-------- INFORMATION SUPPLIED
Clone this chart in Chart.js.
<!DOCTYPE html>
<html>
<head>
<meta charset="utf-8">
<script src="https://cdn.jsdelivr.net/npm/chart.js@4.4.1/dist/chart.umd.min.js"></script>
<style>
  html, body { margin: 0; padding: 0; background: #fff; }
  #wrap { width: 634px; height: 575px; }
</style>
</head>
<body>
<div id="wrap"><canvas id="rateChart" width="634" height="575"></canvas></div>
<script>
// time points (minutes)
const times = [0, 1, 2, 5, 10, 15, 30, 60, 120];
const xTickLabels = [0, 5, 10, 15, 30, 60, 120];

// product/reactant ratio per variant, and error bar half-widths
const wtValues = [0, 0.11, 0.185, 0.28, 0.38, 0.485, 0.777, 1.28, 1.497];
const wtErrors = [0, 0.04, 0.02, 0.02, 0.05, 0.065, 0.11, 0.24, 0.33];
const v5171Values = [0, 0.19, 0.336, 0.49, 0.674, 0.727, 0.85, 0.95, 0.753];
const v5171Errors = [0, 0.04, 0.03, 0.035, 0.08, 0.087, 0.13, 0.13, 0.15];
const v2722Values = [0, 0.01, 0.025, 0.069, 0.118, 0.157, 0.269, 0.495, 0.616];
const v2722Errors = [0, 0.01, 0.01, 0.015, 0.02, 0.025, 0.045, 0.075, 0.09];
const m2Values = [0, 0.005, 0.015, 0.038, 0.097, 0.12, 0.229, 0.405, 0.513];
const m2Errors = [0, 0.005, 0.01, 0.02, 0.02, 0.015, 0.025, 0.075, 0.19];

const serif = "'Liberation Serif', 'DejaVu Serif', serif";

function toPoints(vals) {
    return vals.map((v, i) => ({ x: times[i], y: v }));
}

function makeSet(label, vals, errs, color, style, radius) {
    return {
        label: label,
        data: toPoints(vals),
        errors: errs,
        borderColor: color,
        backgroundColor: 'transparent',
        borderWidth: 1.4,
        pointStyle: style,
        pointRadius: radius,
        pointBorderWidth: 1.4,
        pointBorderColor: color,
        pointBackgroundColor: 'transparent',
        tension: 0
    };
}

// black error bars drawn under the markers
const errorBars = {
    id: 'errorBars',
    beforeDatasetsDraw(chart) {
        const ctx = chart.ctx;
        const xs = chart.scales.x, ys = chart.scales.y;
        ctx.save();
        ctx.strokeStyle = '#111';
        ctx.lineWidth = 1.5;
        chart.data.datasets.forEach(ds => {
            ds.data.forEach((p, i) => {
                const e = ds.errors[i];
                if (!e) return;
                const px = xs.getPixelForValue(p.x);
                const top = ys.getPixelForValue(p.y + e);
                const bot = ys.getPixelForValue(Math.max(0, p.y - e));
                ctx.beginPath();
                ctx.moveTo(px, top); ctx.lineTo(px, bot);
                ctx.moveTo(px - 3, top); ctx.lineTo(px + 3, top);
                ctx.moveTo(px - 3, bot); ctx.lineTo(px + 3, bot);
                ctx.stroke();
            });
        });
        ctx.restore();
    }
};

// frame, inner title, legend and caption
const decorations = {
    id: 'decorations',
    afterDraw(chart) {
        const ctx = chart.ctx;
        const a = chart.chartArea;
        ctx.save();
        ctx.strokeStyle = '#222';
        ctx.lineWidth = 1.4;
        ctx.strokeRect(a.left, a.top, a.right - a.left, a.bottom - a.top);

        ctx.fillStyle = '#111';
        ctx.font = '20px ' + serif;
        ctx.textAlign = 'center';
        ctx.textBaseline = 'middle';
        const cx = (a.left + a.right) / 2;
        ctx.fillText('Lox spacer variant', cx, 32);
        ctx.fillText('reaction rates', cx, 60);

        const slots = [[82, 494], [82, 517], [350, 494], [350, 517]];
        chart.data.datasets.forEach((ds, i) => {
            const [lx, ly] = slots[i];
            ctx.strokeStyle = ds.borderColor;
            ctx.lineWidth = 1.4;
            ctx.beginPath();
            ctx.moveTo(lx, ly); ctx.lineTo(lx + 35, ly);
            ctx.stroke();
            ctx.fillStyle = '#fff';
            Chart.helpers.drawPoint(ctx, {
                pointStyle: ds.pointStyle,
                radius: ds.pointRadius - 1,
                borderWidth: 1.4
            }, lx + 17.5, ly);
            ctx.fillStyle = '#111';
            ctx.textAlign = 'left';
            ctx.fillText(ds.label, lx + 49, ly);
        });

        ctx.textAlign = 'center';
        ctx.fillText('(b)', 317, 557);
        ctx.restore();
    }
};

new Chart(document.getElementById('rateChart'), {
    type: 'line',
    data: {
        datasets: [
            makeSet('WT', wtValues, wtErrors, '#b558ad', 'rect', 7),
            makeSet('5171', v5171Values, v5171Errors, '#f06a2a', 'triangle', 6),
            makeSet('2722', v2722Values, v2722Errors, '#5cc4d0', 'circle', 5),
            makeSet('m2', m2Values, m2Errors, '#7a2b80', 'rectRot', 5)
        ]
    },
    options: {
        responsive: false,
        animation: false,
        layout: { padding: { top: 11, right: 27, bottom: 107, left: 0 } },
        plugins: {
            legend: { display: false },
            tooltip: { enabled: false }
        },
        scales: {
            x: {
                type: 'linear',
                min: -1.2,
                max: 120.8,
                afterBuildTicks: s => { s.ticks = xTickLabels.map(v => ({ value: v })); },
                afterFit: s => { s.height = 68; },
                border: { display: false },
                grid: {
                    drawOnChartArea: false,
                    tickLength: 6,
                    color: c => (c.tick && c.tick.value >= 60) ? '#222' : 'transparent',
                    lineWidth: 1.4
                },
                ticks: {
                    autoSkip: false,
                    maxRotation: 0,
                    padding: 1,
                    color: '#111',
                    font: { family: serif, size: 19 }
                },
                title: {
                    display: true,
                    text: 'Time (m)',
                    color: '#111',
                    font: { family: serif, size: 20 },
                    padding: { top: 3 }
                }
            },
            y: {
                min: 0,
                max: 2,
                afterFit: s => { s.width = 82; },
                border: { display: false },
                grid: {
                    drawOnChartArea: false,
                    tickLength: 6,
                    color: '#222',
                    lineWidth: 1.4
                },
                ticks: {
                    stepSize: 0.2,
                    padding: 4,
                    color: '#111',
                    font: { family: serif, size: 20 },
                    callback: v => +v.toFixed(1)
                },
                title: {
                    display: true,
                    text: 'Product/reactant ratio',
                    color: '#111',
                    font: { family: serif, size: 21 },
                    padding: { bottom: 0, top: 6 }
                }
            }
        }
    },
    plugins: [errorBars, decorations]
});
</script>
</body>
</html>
----------------
TASK OBJECTIVE
Write out, unaltered, the lines from the opening of the listing through the line that includes "const xTickLabels = [0, 5, 10, 15, 30, 60, 120];".

WRITTEN RESPONSE
Clone this chart in Chart.js.
<!DOCTYPE html>
<html>
<head>
<meta charset="utf-8">
<script src="https://cdn.jsdelivr.net/npm/chart.js@4.4.1/dist/chart.umd.min.js"></script>
<style>
  html, body { margin: 0; padding: 0; background: #fff; }
  #wrap { width: 634px; height: 575px; }
</style>
</head>
<body>
<div id="wrap"><canvas id="rateChart" width="634" height="575"></canvas></div>
<script>
// time points (minutes)
const times = [0, 1, 2, 5, 10, 15, 30, 60, 120];
const xTickLabels = [0, 5, 10, 15, 30, 60, 120];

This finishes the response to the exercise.